Thursday, 16 May 2013

Lichtenstein @ Tate

Lichtenstein @ Tate
Oops. A few days without any blog posts. So much for ten minutes per day with a photo.

I'll have to make do with a catchup post today, and it's another one from a gallery.

I first saw the famous Roy Lichtenstein 'Whaam!' picture many years ago when it was on display in what is now the Tate Britain. I think the gallery was still simply the original Tate Modern at the time.

I think the Tate owned Whaam! and along with a few other landmark modern pictures like the almost all red 'Eve' by Barnett Newman, some of the Mark Rothko's and even some of the Jackson Pollocks, it created some striking ways to observe art.

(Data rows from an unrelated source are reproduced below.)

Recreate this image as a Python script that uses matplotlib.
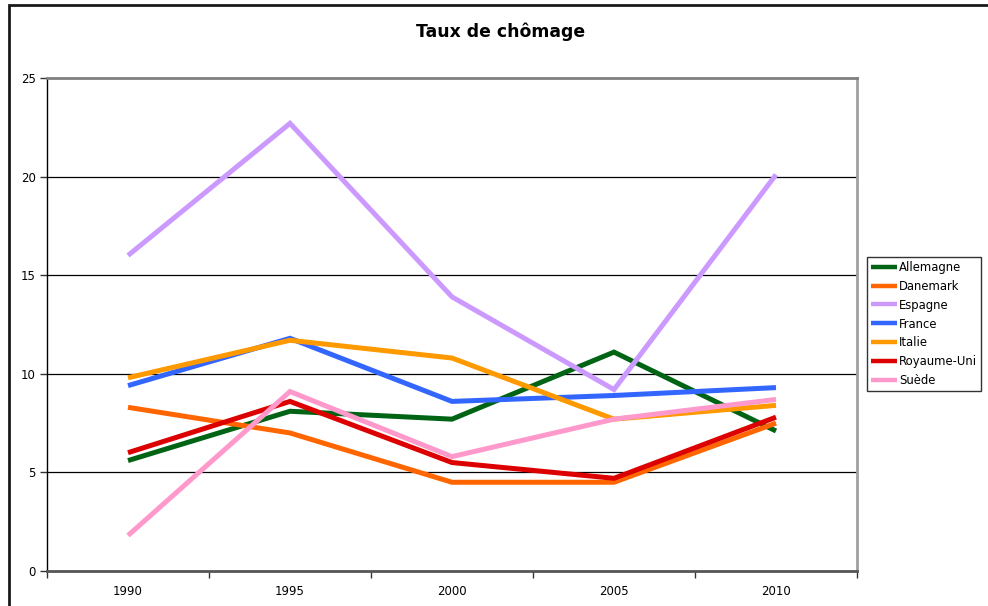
import matplotlib
matplotlib.use("Agg")
import matplotlib.pyplot as plt
from matplotlib.patches import Rectangle

years = ["1990", "1995", "2000", "2005", "2010"]
allemagne = [5.6, 8.1, 7.7, 11.1, 7.1]
danemark = [8.3, 7.0, 4.5, 4.5, 7.5]
espagne = [16.0, 22.7, 13.9, 9.2, 20.1]
france = [9.4, 11.8, 8.6, 8.9, 9.3]
italie = [9.8, 11.7, 10.8, 7.7, 8.4]
royaume_uni = [6.0, 8.6, 5.5, 4.7, 7.8]
suede = [1.8, 9.1, 5.8, 7.7, 8.7]

series = [
    ("Allemagne", allemagne, "#006414"),
    ("Danemark", danemark, "#ff6600"),
    ("Espagne", espagne, "#cc99ff"),
    ("France", france, "#3366ff"),
    ("Italie", italie, "#ff9900"),
    ("Royaume-Uni", royaume_uni, "#dd0000"),
    ("Suède", suede, "#ff99cc"),
]

plt.rcParams['font.family'] = ['DejaVu Sans']
fig = plt.figure(figsize=(9.88, 6.06), dpi=100)
W, H = 988, 606

# outer chart frame
fig.patches.append(Rectangle((9 / W, -0.05), 1.2, 601 / H + 0.05,
                             transform=fig.transFigure, fill=False,
                             edgecolor="#1a1a1a", linewidth=2.0, zorder=0))

ax = fig.add_axes([47 / W, (H - 571) / H, (857 - 47) / W, (571 - 78) / H])

x = list(range(len(years)))
for name, vals, col in series:
    ax.plot(x, vals, color=col, linewidth=3.6, label=name, solid_capstyle='butt',
            solid_joinstyle='miter', zorder=3)

ax.set_xlim(-0.5, len(years) - 0.5)
ax.set_ylim(0, 25)
ax.set_yticks([0, 5, 10, 15, 20, 25])
ax.set_yticklabels(["0", "5", "10", "15", "20", "25"])
for yv in [5, 10, 15, 20]:
    ax.axhline(yv, color="#000000", linewidth=0.9, zorder=1)

ax.set_xticks([i - 0.5 for i in range(len(years) + 1)])
ax.set_xticklabels([])
ax.set_xticks(x, minor=True)
ax.set_xticklabels(years, minor=True)
ax.tick_params(axis='x', which='major', length=5, width=1, color="#333333", direction='out')
ax.tick_params(axis='x', which='minor', length=0, pad=10, labelsize=8.5)
ax.tick_params(axis='y', length=5, width=1, color="#333333", direction='out', pad=3, labelsize=8.5)

ax.spines['left'].set_color("#000000")
ax.spines['left'].set_linewidth(1.0)
ax.spines['bottom'].set_color("#555555")
ax.spines['bottom'].set_linewidth(2.0)
ax.spines['top'].set_color("#808080")
ax.spines['top'].set_linewidth(2.0)
ax.spines['right'].set_color("#a0a0a0")
ax.spines['right'].set_linewidth(2.0)

fig.text(501 / W, (H - 32) / H, "Taux de chômage", ha='center', va='center',
         fontsize=12.4, fontweight='bold')

leg = ax.legend(loc='center left', bbox_to_anchor=(867 / W, (H - 324) / H),
                bbox_transform=fig.transFigure, frameon=True, fancybox=False,
                fontsize=8.4, handlelength=2.3, handletextpad=0.15,
                labelspacing=0.51, borderpad=0.3, borderaxespad=0)
leg.get_frame().set_edgecolor("#000000")
leg.get_frame().set_linewidth(1.0)
for lh in leg.get_lines():
    lh.set_linewidth(3.2)

fig.savefig("out.png", dpi=100)
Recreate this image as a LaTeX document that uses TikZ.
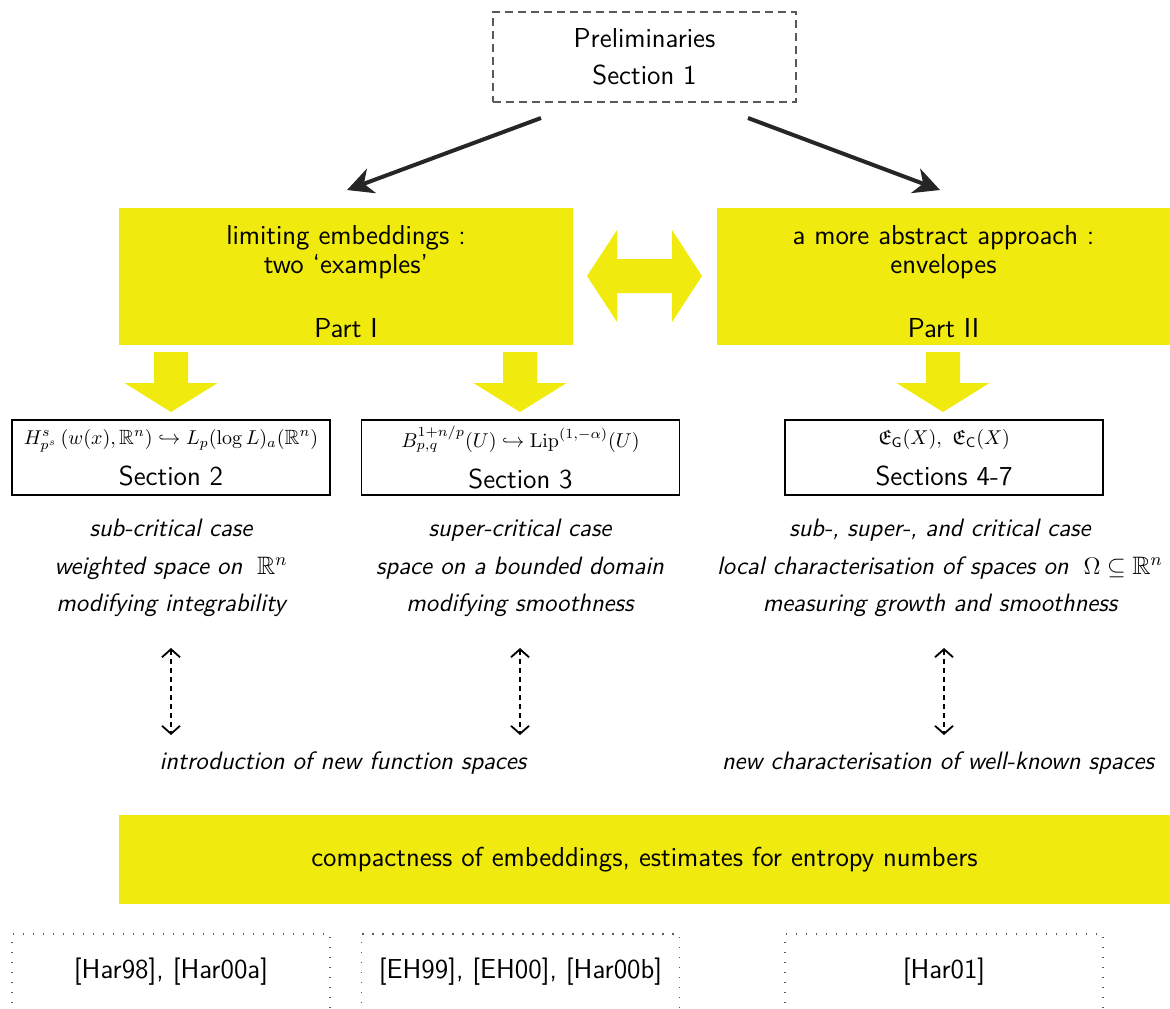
\documentclass[tikz,border=0pt]{standalone}
\usepackage{amssymb}
\usepackage{xcolor}
\definecolor{ylw}{rgb}{0.945,0.918,0.055}
\definecolor{dgray}{rgb}{0.35,0.35,0.35}
\usepackage{tikz}
\usetikzlibrary{positioning, arrows.meta}
\renewcommand{\familydefault}{\sfdefault}
\newcommand{\mathsz}{\fontsize{10.3}{13}\selectfont}

\begin{document}
\begin{tikzpicture}
[x=0.5pt, y=-0.5pt,
 font={\fontsize{13.7}{16.5}\selectfont},
 prelim/.style={draw=dgray, line width=0.65pt, dash pattern=on 4pt off 2.5pt,
   minimum width=151.5pt, minimum height=45pt, align=center},
 part/.style={fill=ylw, minimum width=227pt, minimum height=68.5pt, inner sep=0pt},
 sect/.style={draw, line width=0.6pt, minimum width=159pt, minimum height=37.5pt,
   inner sep=1pt, align=center},
 refs/.style={draw=dgray, line width=0.7pt, dash pattern=on 0.7pt off 4.3pt,
   minimum width=159pt, minimum height=38pt},
 case/.style={font={\fontsize{12.6}{16.5}\selectfont\itshape}, align=center},
 fat/.style={-{Stealth[length=13pt,width=13pt,inset=4pt]}, line width=2pt, draw=black!85},
 link/.style={{Straight Barb[length=4pt,width=9pt]}-{Straight Barb[length=4pt,width=9pt]},
   line width=0.9pt, dash pattern=on 2.5pt off 2pt},
]

\clip (0,0) rectangle (1170,1008);

\node[prelim] (pre) at (644.5,57) {Preliminaries\\[2pt]Section 1};

\node[part] (p1) at (346,276.5) {};
\node[part] (p2) at (943.5,276.5) {};
\node[align=center] (t1) at (346,252.5) {limiting embeddings :\\[-2pt]two `examples'};
\node (pt1) at (346,328) {Part I};
\node[align=center] (t2) at (943.5,252.5) {a more abstract approach :\\[-2pt]envelopes};
\node (pt2) at (943.5,328) {Part II};

\fill[ylw] (587,276) -- (617,230) -- (617,259) -- (672,259) -- (672,230) -- (702,276)
  -- (672,322) -- (672,293) -- (617,293) -- (617,322) -- cycle;

\foreach \c in {171,520,943}
  \fill[ylw] (\c-17,352) -- (\c+17,352) -- (\c+17,383) -- (\c+46.5,383) -- (\c,412)
    -- (\c-46.5,383) -- (\c-17,383) -- cycle;

\node[sect] (s2) at (171,457.5)
  {{\mathsz$H^s_{p^s}\,(w(x),\mathbb{R}^n)\hookrightarrow L_p(\log L)_a(\mathbb{R}^n)$}\\[4pt]Section 2};
\node[sect] (s3) at (520.5,457.5)
  {{\mathsz$B^{1+n/p}_{p,q}(U)\hookrightarrow \mathrm{Lip}^{(1,-\alpha)}(U)$}\\[4pt]Section 3};
\node[sect] (s4) at (944,457.5)
  {{\mathsz$\mathfrak{E}_{\mathsf{G}}(X),\ \mathfrak{E}_{\mathsf{C}}(X)$}\\[4pt]Sections 4-7};

\node[case] (c1) at (171,568) {sub-critical case\\[2.25pt]weighted space on $\;\mathbb{R}^n$\\[2.25pt]modifying integrability};
\node[case] (c2) at (520,568) {super-critical case\\[2.25pt]space on a bounded domain\\[2.25pt]modifying smoothness};
\node[case] (c4) at (940,568) {sub-, super-, and critical case\\[2.25pt]local characterisation of spaces on $\;\Omega\subseteq\mathbb{R}^n$\\[2.25pt]measuring growth and smoothness};

\node[case] (intro) at (343,763) {introduction of new function spaces};
\node[case] (wellk) at (938,763) {new characterisation of well-known spaces};

\node[part, minimum width=525.5pt, minimum height=44.5pt] (cmp) at (644.5,859.5)
  {compactness of embeddings, estimates for entropy numbers};

\node[refs] (r1) at (171,972) {[Har98], [Har00a]};
\node[refs] (r2) at (520.5,972) {[EH99], [EH00], [Har00b]};
\node[refs] (r3) at (944,972) {[Har01]};

\coordinate (a1) at (541,118);
\coordinate (a2) at (347,190);
\coordinate (b1) at (748,118);
\coordinate (b2) at (940,190);
\draw[fat] (a1) -- (a2);
\draw[fat] (b1) -- (b2);

\draw[link, shorten <=40pt, shorten >=14pt] (c1.center) -- (c1.center |- intro.center);
\draw[link, shorten <=40pt, shorten >=14pt] (c2.center) -- (c2.center |- intro.center);
\draw[link, shorten <=40pt, shorten >=14pt] (c4.center -| s4.center) -- (s4.center |- wellk.center);
\end{tikzpicture}
\end{document}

Then I saw a few more Lichtensteins in New York, probably at the Whitney. Something that doesn't always seem apparent from the pictures is the sheer size of some of the paintings.

artist studio + the dance
The artist studio pictures and the bedroom 'interior with water lilies' seemed massive and surprisingly intense the first time I saw them and indeed the Donald Duck picture hanging on the wall in the artist studio is pretty much a full size replica of the original painting.

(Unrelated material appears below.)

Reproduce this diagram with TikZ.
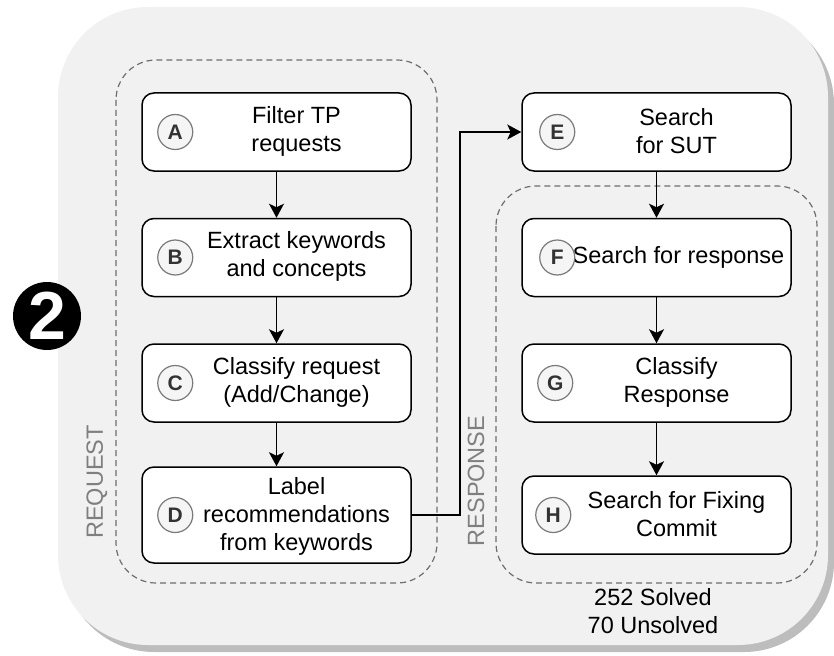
\documentclass[tikz,border=0pt]{standalone}
\usepackage{fontspec}
\setmainfont{Liberation Sans}
\usetikzlibrary{arrows.meta}
\definecolor{panelfill}{HTML}{F1F1F1}
\definecolor{panelshadow}{HTML}{BDBDBD}
\definecolor{groupline}{HTML}{6E6E6E}
\definecolor{grouplabel}{HTML}{7F7F7F}
\definecolor{badgeline}{HTML}{7A7A7A}
\definecolor{badgetext}{HTML}{333333}
\tikzset{
  stepbox/.style={draw=black, line width=1.5pt, fill=white, rounded corners=12pt,
    minimum width=269pt, minimum height=78pt, inner sep=0pt},
  steptext/.style={align=center, font=\fontsize{23.5}{28}\selectfont, inner sep=0pt},
  badge/.style={circle, draw=badgeline, line width=1.2pt, fill=white!96!black,
    minimum size=35pt, inner sep=0pt, text=badgetext,
    font=\fontsize{21}{21}\selectfont\bfseries},
  groupbox/.style={draw=groupline, line width=1.2pt, dash pattern=on 6pt off 4pt,
    rounded corners=40pt},
  grouptitle/.style={rotate=90, text=grouplabel, font=\fontsize{23.5}{28}\selectfont, inner sep=0pt},
  arr/.style={draw=black, line width=1.5pt, -{Stealth[length=14pt, width=15pt, inset=3.5pt]}}
}
\begin{document}
\begin{tikzpicture}[x=1pt, y=-1pt]
  \useasboundingbox (0,0) rectangle (834,655);

  % outer panel with drop shadow
  \fill[panelshadow, rounded corners=90pt] (64,14) rectangle (834,652);
  \fill[panelfill, rounded corners=90pt] (58,7) rectangle (828,645);

  % stage marker
  \node[circle, fill=black, minimum size=68pt, inner sep=0pt] (stage) at (47,316) {};
  \node[text=white, font=\fontsize{68}{68}\selectfont\bfseries, inner sep=0pt] (stagenum) at (stage.center) {2};

  % groups
  \draw[groupbox] (116,60) rectangle (437,583);
  \draw[groupbox] (496,186) rectangle (817,583);
  \node[grouptitle] (reqlabel) at (97,482) {REQUEST};
  \node[grouptitle] (reslabel) at (476,481) {RESPONSE};

  % request steps
  \node[stepbox] (A) at (276.5,132) {};
  \node[stepbox] (B) at (276.5,257.5) {};
  \node[stepbox] (C) at (276.5,383) {};
  \node[stepbox, minimum height=96pt] (D) at (276.5,515) {};

  % response steps
  \node[stepbox] (E) at (656.5,132) {};
  \node[stepbox] (F) at (656.5,257.5) {};
  \node[stepbox] (G) at (656.5,383) {};
  \node[stepbox] (H) at (656.5,515) {};

  % step texts
  \node[steptext] (tA) at ([xshift=20pt,yshift=1pt]A.center) {Filter TP\\requests};
  \node[steptext] (tB) at ([xshift=20pt,yshift=1pt]B.center) {Extract keywords\\and concepts};
  \node[steptext] (tC) at ([xshift=20pt,yshift=1pt]C.center) {Classify request\\(Add/Change)};
  \node[steptext] (tD) at ([xshift=20pt,yshift=-1pt]D.center) {Label\\recommendations\\from keywords};
  \node[steptext] (tE) at ([xshift=20pt,yshift=1pt]E.center) {Search\\for SUT};
  \node[steptext] (tF) at ([xshift=22pt]F.center) {Search for response};
  \node[steptext] (tG) at ([xshift=20pt,yshift=1pt]G.center) {Classify\\Response};
  \node[steptext] (tH) at ([xshift=20pt,yshift=1pt]H.center) {Search for Fixing\\Commit};

  % badges, drawn over the texts
  \node[badge] (bA) at ([xshift=34pt]A.west) {A};
  \node[badge] (bB) at ([xshift=34pt]B.west) {B};
  \node[badge] (bC) at ([xshift=34pt]C.west) {C};
  \node[badge] (bD) at ([xshift=34pt]D.west) {D};
  \node[badge] (bE) at ([xshift=36pt]E.west) {E};
  \node[badge] (bF) at ([xshift=36pt]F.west) {F};
  \node[badge] (bG) at ([xshift=34pt]G.west) {G};
  \node[badge] (bH) at ([xshift=32pt]H.west) {H};

  % result counts
  \node[steptext] (result) at (653,611) {252 Solved\\70 Unsolved};

  % connectors
  \draw[arr] (A) -- (B);
  \draw[arr] (B) -- (C);
  \draw[arr] (C) -- (D);
  \draw[arr] (D.east) -- ++(48,0) |- (E.west);
  \draw[arr] (E) -- (F);
  \draw[arr] (F) -- (G);
  \draw[arr] (G) -- (H);
\end{tikzpicture}
\end{document}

Although Roy Lichtenstein is known for the comic style pop pictures, I found the hybrid ones of Picasso and other artists in Lichtenstein's style to be particularly interesting, along with the triptychs showing deconstruction of a picture through various stages.

The show at Tate Modern finishes at the end of the month, but is well worth a look, providing a unique assembly of Lichtenstein's work and a chance to step through the development of his style.

As he said: "I'm interested in what would normally be considered the worst aspects of commercial art. I think it's the tension between what seems to be so rigid and cliched and the fact that art really can't be this way."
Lichtenstein @ Tate


OldLady Of The Hills said...

This is a show that I would really like to see. I need to see a whole roomful or three of his work.....
I understand that Lichtenstein is considered one of the Greats of a certain period---And I see what a wonderful technician he is---BUT....I don't honestly understand why these comic book paintings are that much better than the 'originals'. i don't get it, at all. Maybe I am just dense.

rashbre said...

Naomi I agree it is a great debating point.

Lichtenstein is most known for the comic style painting, but I suppose I'm interested in how he carried the technique into other areas, like the variations of other artist work (van Gogh, Mondrian etc.) adapted to a Lichtenstein style.

He also had a humorous streak like that quote about his larger paintings along the lines of "In America the biggest is the best".